Short exercise: Retype these lines and no others: the line holding "Rebuild this chart", the line holding "const yTicks = [-200,-180,-160,-140,-120];", and all lines between them. Pictures stay out.
[begin Task material]
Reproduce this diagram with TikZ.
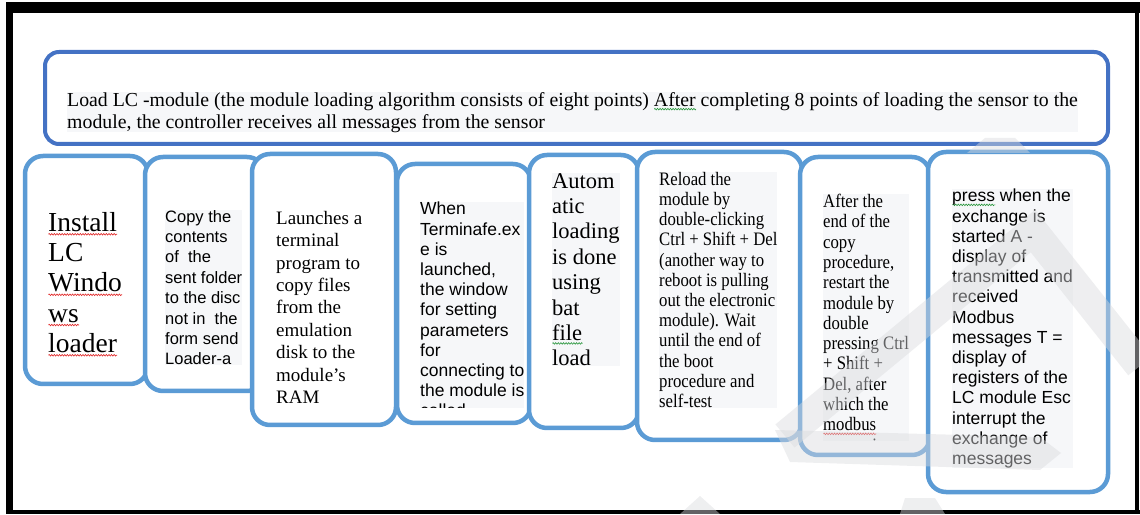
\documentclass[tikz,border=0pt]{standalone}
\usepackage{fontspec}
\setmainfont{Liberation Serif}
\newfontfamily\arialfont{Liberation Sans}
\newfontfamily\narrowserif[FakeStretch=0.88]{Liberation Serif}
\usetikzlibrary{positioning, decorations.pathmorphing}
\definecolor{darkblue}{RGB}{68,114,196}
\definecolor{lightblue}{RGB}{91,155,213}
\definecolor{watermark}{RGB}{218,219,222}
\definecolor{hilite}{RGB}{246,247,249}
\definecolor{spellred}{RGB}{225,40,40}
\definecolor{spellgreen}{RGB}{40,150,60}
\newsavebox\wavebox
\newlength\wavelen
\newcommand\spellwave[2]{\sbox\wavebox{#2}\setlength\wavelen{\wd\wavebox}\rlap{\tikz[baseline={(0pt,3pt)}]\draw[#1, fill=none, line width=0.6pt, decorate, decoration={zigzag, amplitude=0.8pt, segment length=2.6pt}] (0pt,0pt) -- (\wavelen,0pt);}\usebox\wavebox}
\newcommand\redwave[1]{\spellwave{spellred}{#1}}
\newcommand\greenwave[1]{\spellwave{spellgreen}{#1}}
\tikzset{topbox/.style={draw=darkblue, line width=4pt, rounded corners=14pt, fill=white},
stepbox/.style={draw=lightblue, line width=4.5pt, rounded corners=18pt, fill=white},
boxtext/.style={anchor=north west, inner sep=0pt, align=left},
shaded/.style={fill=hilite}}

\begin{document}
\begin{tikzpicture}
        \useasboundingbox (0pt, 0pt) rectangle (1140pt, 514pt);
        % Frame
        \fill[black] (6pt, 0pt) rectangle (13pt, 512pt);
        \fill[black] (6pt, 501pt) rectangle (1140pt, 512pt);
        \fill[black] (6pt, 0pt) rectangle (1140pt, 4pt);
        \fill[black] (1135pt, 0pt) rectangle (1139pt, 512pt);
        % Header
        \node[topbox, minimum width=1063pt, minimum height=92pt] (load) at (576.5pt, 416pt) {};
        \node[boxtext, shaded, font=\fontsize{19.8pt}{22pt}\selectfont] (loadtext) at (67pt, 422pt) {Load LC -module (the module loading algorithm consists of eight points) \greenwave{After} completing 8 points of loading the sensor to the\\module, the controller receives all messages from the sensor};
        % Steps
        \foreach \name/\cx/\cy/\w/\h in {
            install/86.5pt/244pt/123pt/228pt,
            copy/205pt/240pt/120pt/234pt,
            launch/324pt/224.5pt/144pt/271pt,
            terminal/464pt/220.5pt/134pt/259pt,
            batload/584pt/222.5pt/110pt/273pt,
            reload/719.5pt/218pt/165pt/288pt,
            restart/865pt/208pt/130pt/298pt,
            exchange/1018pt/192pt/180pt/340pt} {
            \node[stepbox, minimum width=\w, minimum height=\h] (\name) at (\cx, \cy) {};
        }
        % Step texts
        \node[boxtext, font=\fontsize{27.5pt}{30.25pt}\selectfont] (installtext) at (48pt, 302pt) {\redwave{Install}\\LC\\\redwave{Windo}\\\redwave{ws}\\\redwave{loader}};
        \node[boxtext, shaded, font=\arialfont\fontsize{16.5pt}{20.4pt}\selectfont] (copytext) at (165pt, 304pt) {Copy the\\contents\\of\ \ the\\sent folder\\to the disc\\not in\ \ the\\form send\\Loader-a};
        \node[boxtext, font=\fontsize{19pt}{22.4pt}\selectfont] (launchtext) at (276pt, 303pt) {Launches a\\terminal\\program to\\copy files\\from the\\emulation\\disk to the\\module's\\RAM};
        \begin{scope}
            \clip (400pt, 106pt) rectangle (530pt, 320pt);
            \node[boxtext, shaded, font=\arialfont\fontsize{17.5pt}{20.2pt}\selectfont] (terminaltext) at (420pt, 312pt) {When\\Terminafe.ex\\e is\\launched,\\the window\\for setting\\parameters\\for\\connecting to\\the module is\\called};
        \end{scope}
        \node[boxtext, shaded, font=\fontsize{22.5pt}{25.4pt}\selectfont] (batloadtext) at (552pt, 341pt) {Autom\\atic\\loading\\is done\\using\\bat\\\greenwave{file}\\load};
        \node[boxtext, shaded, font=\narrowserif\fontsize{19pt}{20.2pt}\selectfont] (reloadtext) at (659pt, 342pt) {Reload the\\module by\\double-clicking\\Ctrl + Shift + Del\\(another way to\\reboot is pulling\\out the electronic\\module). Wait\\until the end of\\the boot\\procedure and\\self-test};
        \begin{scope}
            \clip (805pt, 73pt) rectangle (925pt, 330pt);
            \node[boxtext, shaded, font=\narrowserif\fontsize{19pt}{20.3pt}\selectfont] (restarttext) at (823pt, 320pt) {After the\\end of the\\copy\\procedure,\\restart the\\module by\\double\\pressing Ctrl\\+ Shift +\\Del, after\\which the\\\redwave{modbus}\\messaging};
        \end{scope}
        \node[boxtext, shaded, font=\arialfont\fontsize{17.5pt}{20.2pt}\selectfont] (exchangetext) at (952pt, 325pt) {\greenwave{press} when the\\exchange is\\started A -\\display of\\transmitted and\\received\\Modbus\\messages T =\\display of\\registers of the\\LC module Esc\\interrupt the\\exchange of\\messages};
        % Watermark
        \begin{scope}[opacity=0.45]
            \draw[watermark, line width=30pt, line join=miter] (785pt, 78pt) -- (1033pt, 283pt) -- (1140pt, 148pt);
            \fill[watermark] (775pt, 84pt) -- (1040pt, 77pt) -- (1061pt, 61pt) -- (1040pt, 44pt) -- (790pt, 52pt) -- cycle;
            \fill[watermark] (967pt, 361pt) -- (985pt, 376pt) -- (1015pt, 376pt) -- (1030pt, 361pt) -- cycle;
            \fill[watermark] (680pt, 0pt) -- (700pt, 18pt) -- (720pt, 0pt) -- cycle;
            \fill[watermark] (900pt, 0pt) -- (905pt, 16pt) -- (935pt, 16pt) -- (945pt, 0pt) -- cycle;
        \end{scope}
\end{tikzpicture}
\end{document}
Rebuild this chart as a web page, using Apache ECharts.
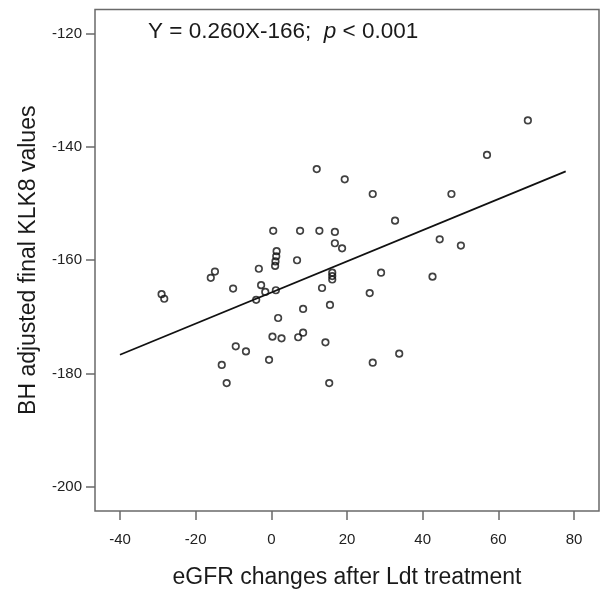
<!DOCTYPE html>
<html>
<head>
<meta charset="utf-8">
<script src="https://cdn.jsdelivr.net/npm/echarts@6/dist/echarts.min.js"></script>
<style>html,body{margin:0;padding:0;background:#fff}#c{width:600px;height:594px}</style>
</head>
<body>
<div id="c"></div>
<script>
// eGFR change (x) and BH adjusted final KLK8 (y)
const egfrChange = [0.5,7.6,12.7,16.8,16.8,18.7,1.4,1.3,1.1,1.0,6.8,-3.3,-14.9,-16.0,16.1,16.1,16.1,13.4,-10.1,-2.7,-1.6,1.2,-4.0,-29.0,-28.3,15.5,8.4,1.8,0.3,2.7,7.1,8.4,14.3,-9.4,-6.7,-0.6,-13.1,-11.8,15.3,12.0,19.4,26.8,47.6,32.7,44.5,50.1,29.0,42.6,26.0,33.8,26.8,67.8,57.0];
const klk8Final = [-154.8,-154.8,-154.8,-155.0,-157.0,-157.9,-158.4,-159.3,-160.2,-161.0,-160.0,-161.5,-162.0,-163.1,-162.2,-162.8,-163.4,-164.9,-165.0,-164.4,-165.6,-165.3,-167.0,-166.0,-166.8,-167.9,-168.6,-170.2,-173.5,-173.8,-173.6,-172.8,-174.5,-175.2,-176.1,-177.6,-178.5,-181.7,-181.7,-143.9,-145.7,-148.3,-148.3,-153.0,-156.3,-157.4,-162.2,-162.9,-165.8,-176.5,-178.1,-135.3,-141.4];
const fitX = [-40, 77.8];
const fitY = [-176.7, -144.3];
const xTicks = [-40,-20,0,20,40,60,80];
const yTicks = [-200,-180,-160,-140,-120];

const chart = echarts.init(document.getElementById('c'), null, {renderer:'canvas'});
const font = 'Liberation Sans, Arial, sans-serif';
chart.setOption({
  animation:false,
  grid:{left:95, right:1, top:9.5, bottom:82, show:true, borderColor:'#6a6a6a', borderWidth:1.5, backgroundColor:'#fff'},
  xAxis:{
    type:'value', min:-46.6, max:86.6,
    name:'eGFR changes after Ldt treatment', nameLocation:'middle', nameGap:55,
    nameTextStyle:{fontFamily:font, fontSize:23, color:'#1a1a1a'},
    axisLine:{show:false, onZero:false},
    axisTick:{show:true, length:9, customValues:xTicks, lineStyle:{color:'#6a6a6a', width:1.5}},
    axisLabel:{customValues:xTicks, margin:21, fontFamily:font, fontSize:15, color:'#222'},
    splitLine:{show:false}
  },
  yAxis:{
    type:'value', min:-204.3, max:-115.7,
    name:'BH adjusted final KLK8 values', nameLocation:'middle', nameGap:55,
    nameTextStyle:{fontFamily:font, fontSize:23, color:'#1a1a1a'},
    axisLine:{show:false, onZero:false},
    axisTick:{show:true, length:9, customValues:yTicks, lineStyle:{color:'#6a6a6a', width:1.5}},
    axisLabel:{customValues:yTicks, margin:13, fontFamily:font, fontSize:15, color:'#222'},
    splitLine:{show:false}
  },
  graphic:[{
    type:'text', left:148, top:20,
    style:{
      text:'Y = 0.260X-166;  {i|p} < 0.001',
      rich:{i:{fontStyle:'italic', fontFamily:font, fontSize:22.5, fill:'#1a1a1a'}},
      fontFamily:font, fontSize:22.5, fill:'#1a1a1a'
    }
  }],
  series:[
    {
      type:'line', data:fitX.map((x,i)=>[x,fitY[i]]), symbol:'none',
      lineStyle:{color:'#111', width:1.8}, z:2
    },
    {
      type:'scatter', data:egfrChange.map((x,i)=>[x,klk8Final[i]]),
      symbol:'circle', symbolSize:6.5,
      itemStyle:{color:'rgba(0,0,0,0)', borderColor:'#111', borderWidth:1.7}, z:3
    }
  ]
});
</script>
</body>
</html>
[end Task material]
Full answer:
Rebuild this chart as a web page, using Apache ECharts.
<!DOCTYPE html>
<html>
<head>
<meta charset="utf-8">
<script src="https://cdn.jsdelivr.net/npm/echarts@6/dist/echarts.min.js"></script>
<style>html,body{margin:0;padding:0;background:#fff}#c{width:600px;height:594px}</style>
</head>
<body>
<div id="c"></div>
<script>
// eGFR change (x) and BH adjusted final KLK8 (y)
const egfrChange = [0.5,7.6,12.7,16.8,16.8,18.7,1.4,1.3,1.1,1.0,6.8,-3.3,-14.9,-16.0,16.1,16.1,16.1,13.4,-10.1,-2.7,-1.6,1.2,-4.0,-29.0,-28.3,15.5,8.4,1.8,0.3,2.7,7.1,8.4,14.3,-9.4,-6.7,-0.6,-13.1,-11.8,15.3,12.0,19.4,26.8,47.6,32.7,44.5,50.1,29.0,42.6,26.0,33.8,26.8,67.8,57.0];
const klk8Final = [-154.8,-154.8,-154.8,-155.0,-157.0,-157.9,-158.4,-159.3,-160.2,-161.0,-160.0,-161.5,-162.0,-163.1,-162.2,-162.8,-163.4,-164.9,-165.0,-164.4,-165.6,-165.3,-167.0,-166.0,-166.8,-167.9,-168.6,-170.2,-173.5,-173.8,-173.6,-172.8,-174.5,-175.2,-176.1,-177.6,-178.5,-181.7,-181.7,-143.9,-145.7,-148.3,-148.3,-153.0,-156.3,-157.4,-162.2,-162.9,-165.8,-176.5,-178.1,-135.3,-141.4];
const fitX = [-40, 77.8];
const fitY = [-176.7, -144.3];
const xTicks = [-40,-20,0,20,40,60,80];
const yTicks = [-200,-180,-160,-140,-120];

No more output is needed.